Ülkemizde psikoloji ilmine olan bu yabancılık kendini en çok eğitim sahasında
gösteriyor. Nasıl ki basit bir makinenin kullanılabilmesi için o makine
konusunda mühendislik fakülteleri açılıyor, kitaplar yazılıyor, araştırmalar
yapılıyorsa, binlerce makineden daha kompleks bir psikolojik ve biyolojik
yapıya sahip bir insanı yetiştirmek için de, o işin eğitimini almak önemli olsa
gerek! Çocuğun yanımızda sadece bedenen normal gelişimini sürdürmesi, büyüyor
olması onu iyi yetiştiriyoruz anlamına gelmez!
Çocuk
Yaşadığı Ortamdan İzler Taşır
Çocukların
olumlu ya da olumsuz yetişmeleri, içinde bulundukları ve geliştikleri ortamın
durumuna bağlıdır. Bir anne-baba için iyi çocuk yetiştirmenin ilk basamağı,
çocukların her davranışından, çevreden ve okuldan önce kendilerinin birinci
dereceden sorumlu oldukları bilincine varmaları gereklidir. Çocuk ev ortamında
"konuşmayı" kendi kendine birinin ona özellikle konuşmasını
öğretmesine gerek kalmadan öğrendiği gibi her türlü tavır, davranış ve
düşünceyi de ev ortamında tabii olarak alır. Çünkü öğrenme hemen çocuğun
doğumuyla başlar.
Çocuklarının
yaramazlıklarından, huysuzluklarından, itaatsizliklerinden, televizyonun ve
bilgisayarın karşısına geçip faydalı-faydasız her programı seyretmelerinden,
ders çalışmamalarından yakınan büyükler, her şeyden önce ev ortamını ciddi bir
şekilde mercek altını almalıdırlar. Eğer ev ortamı böyle problemlere sebebiyet
verecek durumda ise her şeyden önce bunlar çözülmelidir.
İnsanlar
yeni bir şeyi öğrenirken genellikle kendilerine bir model seçerek onu taklit
ederler ve bu tip öğrenme çocuklarca belki de önemli öğrenme biçimidir.
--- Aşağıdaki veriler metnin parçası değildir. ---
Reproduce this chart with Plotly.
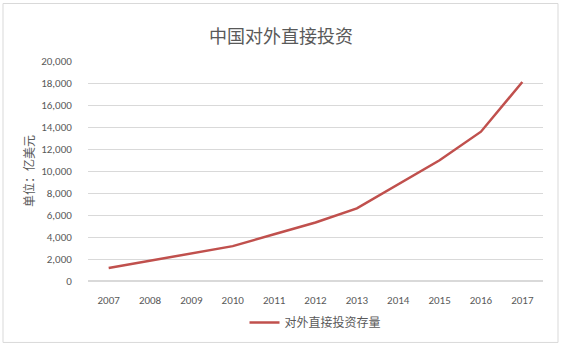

Çocuklar karşılarında daima öğütler veren insanlar değil, o öğütleri yaşayan
modeller görmek ister. Çocuğa "kitap oku" tavsiyesinden ziyade kitap
okuyarak bunun aşılanmasının daha etkili olduğunu herkes takdir eder.
Kitap
okuyan bir ailenin çocukları kitap okumuyorsa bu duruma şaşırıp nedenlerini
araştırmada haklı olunabilir. Fakat büyüklerin kitap okumadığı bir evde çocuğun
kitap okumamasından yakınmanın ne kadar haklı olup olmadığını takdirlerinize
havale ediyorum.
Evet,
kısaca, normal akli ve ruhi melekelere sahip bir çocuğun yetiştirilmesindeki
tüm sorumluluk çevreden, okuldan önce anne-babaya aittir dersek herhalde
mübalağa etmiş olmayız. Çünkü bütün psikologlar insanın karakterinin 7 yaşına
kadar büyük ölçüde biçimlendiğini ifade ederler. İşin asıl garip tarafı,
büyüklerin bütün bu sonuçlardan sadece çocuğu sorumlu tutup her zaman onu
suçlamalarının, işin çözümünü büsbütün zorlaştırdığının farkında olmamalarıdır.